→ Set problem
Print the material below exactly as it stands, please, from its first line to the line holding "plt.rcParams['font.family'] = ['Liberation", with no pictures.

───── Dataset section ─────

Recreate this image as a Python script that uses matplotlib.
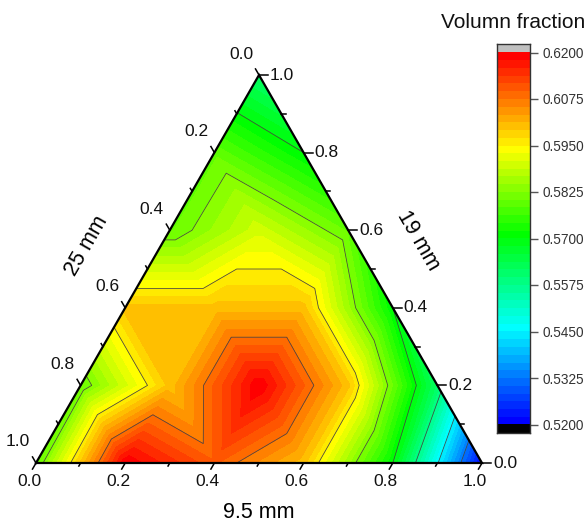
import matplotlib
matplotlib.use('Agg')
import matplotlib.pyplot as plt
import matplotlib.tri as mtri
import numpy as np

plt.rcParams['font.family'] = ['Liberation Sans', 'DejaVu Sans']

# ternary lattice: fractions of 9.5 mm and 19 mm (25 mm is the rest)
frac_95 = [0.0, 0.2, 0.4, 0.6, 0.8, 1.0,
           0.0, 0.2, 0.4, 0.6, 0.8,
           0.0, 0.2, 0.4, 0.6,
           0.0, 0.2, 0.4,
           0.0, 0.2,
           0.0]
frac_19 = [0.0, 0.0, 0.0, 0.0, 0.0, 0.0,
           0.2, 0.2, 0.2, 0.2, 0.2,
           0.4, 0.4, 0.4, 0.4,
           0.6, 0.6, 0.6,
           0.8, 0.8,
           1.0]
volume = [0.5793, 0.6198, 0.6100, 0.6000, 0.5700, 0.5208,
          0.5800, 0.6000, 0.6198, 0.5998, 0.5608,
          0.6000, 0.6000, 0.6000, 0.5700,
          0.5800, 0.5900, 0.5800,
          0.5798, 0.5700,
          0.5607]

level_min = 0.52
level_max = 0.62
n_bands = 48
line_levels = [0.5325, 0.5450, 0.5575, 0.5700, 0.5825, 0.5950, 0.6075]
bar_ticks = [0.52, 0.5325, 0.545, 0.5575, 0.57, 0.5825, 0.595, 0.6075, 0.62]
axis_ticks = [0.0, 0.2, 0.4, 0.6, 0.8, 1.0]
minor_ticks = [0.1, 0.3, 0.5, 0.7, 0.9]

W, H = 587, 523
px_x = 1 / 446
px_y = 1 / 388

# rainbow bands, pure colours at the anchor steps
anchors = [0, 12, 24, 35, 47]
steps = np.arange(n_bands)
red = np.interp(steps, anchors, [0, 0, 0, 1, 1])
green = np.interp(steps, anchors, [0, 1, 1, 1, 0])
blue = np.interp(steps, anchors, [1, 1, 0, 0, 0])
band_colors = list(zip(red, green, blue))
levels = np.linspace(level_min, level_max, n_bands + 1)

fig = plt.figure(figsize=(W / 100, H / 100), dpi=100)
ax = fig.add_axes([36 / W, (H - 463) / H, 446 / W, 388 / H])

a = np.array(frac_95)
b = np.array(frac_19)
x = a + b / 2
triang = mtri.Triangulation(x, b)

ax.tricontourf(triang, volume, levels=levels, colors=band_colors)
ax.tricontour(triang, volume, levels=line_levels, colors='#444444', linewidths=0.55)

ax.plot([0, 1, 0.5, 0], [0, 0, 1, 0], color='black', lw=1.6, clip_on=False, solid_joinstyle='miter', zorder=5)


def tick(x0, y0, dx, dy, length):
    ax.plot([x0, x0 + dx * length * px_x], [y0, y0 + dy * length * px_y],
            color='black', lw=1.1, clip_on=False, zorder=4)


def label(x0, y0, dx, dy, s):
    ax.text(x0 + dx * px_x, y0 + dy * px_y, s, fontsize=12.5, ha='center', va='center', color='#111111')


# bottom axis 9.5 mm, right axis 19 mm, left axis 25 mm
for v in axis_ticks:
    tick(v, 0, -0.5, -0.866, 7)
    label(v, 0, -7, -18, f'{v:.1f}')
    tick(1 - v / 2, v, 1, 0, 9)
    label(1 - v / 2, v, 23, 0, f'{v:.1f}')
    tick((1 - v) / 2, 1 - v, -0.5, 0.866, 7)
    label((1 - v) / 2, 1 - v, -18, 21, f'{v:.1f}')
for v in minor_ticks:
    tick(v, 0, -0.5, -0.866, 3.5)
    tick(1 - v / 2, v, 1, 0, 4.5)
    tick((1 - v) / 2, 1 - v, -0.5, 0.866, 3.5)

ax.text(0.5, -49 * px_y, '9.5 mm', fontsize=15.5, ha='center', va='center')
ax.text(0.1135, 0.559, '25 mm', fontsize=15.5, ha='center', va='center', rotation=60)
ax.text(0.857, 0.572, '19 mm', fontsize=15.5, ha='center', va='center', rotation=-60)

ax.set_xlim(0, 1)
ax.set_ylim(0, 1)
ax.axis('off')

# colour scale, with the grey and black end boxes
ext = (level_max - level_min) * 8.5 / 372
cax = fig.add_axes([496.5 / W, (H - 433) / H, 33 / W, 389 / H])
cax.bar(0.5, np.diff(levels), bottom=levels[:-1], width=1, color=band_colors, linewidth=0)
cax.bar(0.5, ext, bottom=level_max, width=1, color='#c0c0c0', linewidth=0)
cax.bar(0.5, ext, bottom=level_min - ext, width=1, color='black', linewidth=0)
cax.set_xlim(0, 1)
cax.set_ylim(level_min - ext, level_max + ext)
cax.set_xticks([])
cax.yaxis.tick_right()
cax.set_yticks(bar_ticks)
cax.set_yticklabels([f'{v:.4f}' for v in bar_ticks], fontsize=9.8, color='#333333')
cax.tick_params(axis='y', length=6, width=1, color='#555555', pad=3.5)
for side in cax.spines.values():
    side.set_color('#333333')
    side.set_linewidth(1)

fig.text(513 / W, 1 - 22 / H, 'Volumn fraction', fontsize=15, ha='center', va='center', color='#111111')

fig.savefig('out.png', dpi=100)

─────

→ Full solution
Recreate this image as a Python script that uses matplotlib.
import matplotlib
matplotlib.use('Agg')
import matplotlib.pyplot as plt
import matplotlib.tri as mtri
import numpy as np

plt.rcParams['font.family'] = ['Liberation Sans', 'DejaVu Sans']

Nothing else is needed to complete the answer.